Data Classification Trends To Keep in Mind in 2018
This article was co-written by Kris Lahiri, Data Protection Officer and Dawid Balut, Egnyte Architect.
There are quite a few data challenges and trends we’ll see in 2018 and years to come. We’re producing and consuming more content than ever before. And we don’t see it slowing down anytime soon which is a good thing because this often means we’re innovating and producing a great deal of creative work.
- We must manage data volumes growing at a very fast pace. Data classification challenges at this scale are fairly new. If you’re a company that’s processing large datasets coming from hundreds to thousands of sources, you can’t reliably do it manually. Manually doesn’t work because it won’t scale, and in some cases doing it manually may be a privacy violation. When GDPR takes effect on May 25th, privacy violations will translate into much bigger consequences than the ones companies are used to. That’s the reason why we should work on building highly secure and well performing autonomic systems which can operate efficiently without human access to the data.

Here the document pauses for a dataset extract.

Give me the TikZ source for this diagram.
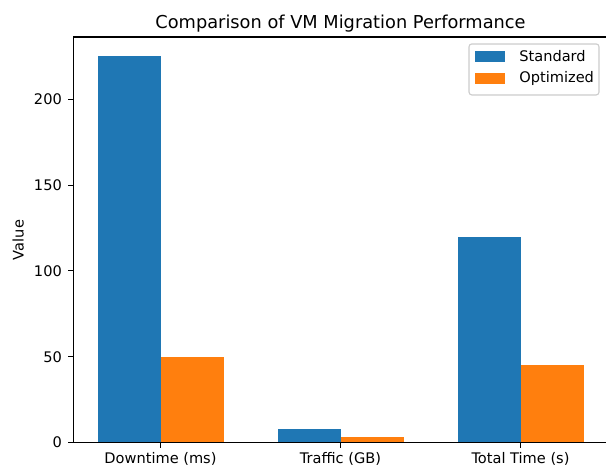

- Companies have a hard time identifying all the places where they process and store their data. This means they can’t reliably assess and classify it. Some companies don’t take into consideration legacy datasets which not only spoils the statistical analysis but also leaves unsecured data behind. Assets inventory is a never-ending problem of the security industry and data classification follows the patterns we’re used to seeing in other fields of information security for decades. As companies and their data volumes grow, we can see it becoming an increasingly severe problem, especially under the GDPR which in many cases doesn’t allow businesses to store data that is not being used for a specific purpose.
- We need sophisticated machine learning and big data analytics to come into play given the needs for data analysis and operating on anonymized data sets. Sadly, that’s easy to get wrong, and with data protection, it doesn’t matter how many files you got right because it takes one improperly secured file to compromise and fail the customer. That’s why it’s recommended for most companies to use a trusted vendor who can help get it right from the beginning. The future of data classification lies in the hands of companies that can competently put machine learning and artificial intelligence to use. Implementing practical solutions using machine learning on an enterprise level is complicated, and it requires a staff that is highly competent in developing data processing platforms.
- New regulations enforce data processing from companies have a higher level of security - which creates a demand for new types of auditing and monitoring tools as well as diligent security assessment to ensure there is no place where a user’s privacy is being violated. It also creates a need for modification of existing data classification mechanisms and algorithms that need to be now adjusted to comply with new data security standards as those imposed by GDPR. These systems must be able to encrypt, backup, and process the data with respect to the preservation of privacy while storing them in the appropriate data silos with safety controls.
We can definitely see more companies starting to realize the need to help corporations specialize in building sophisticated data classification solutions. Most companies should not offload unrealistic expectations to their IT teams and not expect them to develop improbable solutions. It's impractical to have demanding expectations for in-house that require immense manpower which big software companies possess and take years to develop and work out.